Cambodge: l’opposition se rebiffe depuis son exil

Des SMS reçus en pleine nuit l’ont mise en garde qu’elle allait être arrêtée: Mu Sochua fait partie de ces nombreux députés d’opposition au Cambodge ayant pris le chemin de l’exil cette semaine.

« Vers dix heures lundi soir j’ai reçu un message d’un ancien militaire. Le message disait: +Pars cette semaine+ », explique-t-elle dans une interview à l’AFP à Bangkok.

« Nous vivions dans la peur d’être arrêtés (…) depuis l’arrestation de Kem Sokha », explique cette figure de l’opposition cambodgienne, « en transit » à Bangkok, dans l’attente de son départ vers l’Europe.

Elle rejoint ainsi le chef de file de l’opposition, Sam Rainsy, en exil en France depuis des années pour échapper à la prison dans une affaire jugée politique.

Elle évite ainsi de connaître le même sort que Kem Sokha, président du Parti du sauvetage national du Cambodge (CNRP), arrêté en pleine nuit début septembre lors d’une descente de police à son domicile à Phnom Penh, faite pour marquer les esprits et donner des doutes à ses compagnons de lutte.

« Je ne voulais pas qu’un autre meneur soit arrêté, qu’une autre voix soit réduite au silence. Cela ne me laissait pas d’autre choix que de partir », analyse aujourd’hui Mu Sochua.

« Je n’ai pas l’intention d’être capturée », insiste celle qui est vice-présidente du CNRP, qui aurait dû en toute logique être la suivante sur la liste.

« Je ne voulais pas attendre qu’une parodie de tribunal nous juge », estime la politicienne de 63 ans, fine connaisseuse des rouages du régime du Premier ministre Hun Sen.

Elle le connaît de l’intérieur, pour avoir eu des phases d’alliance avec Hun Sen: en 1998, elle a même accepté d’être sa ministre des Droits des femmes, un poste où elle s’est distinguée dans la lutte contre la prostitution.

Mais au début des années 2000, elle décide de rejoindre Sam Rainsy, l’ennemi juré de Hun Sen.

C’est sur la liste du parti de Sam Rainsy tout nouvellement formé, le CNRP, qu’elle a été élue députée lors des législatives de 2013.

– Phases de durcissement –

Mu Sochua a ensuite vécu de l’intérieur toutes les phases de durcissement du régime de Hun Sen pour tenter de mettre à genoux l’opposition: la répression des manifestations contestant les fraudes électorales, les mois de boycott du parlement par les députés du CNRP, les raids sur le siège du parti…
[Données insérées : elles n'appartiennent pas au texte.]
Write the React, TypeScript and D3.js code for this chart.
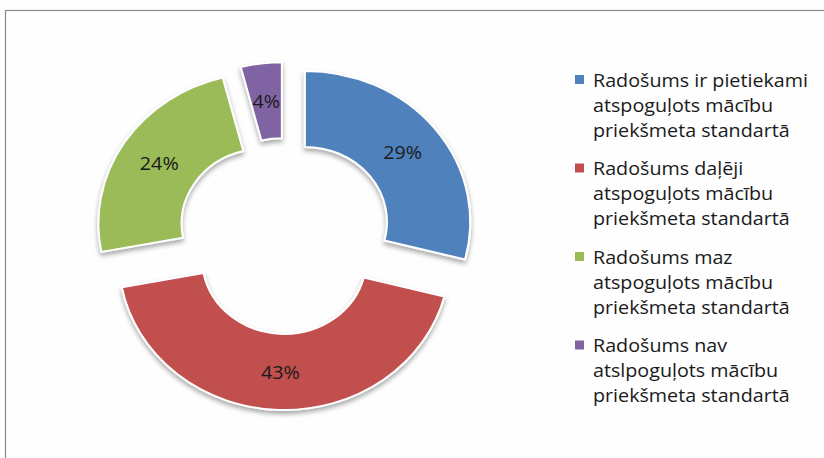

Mais l’arrestation de Kem Soka a marqué pour celle qui a grandi pendant près de vingt ans aux Etats-Unis un point de non-retour.

« Pour la première fois, je me suis sentie en danger. Et d’un point de vue politique, c’est la première fois que je sens qu’il n’y a plus de dialogue possible », déplore-t-elle.

Comme elle, près de la moitié des parlementaires de l’opposition cambodgienne ont fui à l’étranger depuis cette arrestation début septembre.

La semaine dernière, l’envoyé des Nations Unies pour les droits de l’homme au Cambodge a averti que le pays semblait aller droit dans le « précipice », avec cette répression tous azimuts de l’opposition.

Mu Sochua refuse de se résigner et a la ferme intention de continuer la lutte politique depuis l’étranger, en voyageant pour alerter la communauté internationale sur les dérives du régime. Elle réfléchit encore aux meilleurs moyens d’aborder les élections de juillet 2018, évoquant leur boycott.

« Nous ne pouvons pas participer à des élections qui ne sont pas libres », dit celle dont le parti a capitalisé sur la colère qui monte parmi la population et surtout les jeunes, lassés de la corruption et de l’accaparement des richesses par une élite proche de Hun Sen.

La question du boycott risque de ne même pas se poser: vendredi, le gouvernement a demandé à la Cour suprême la dissolution du CNRP, dernière étape de son entreprise d’éradication.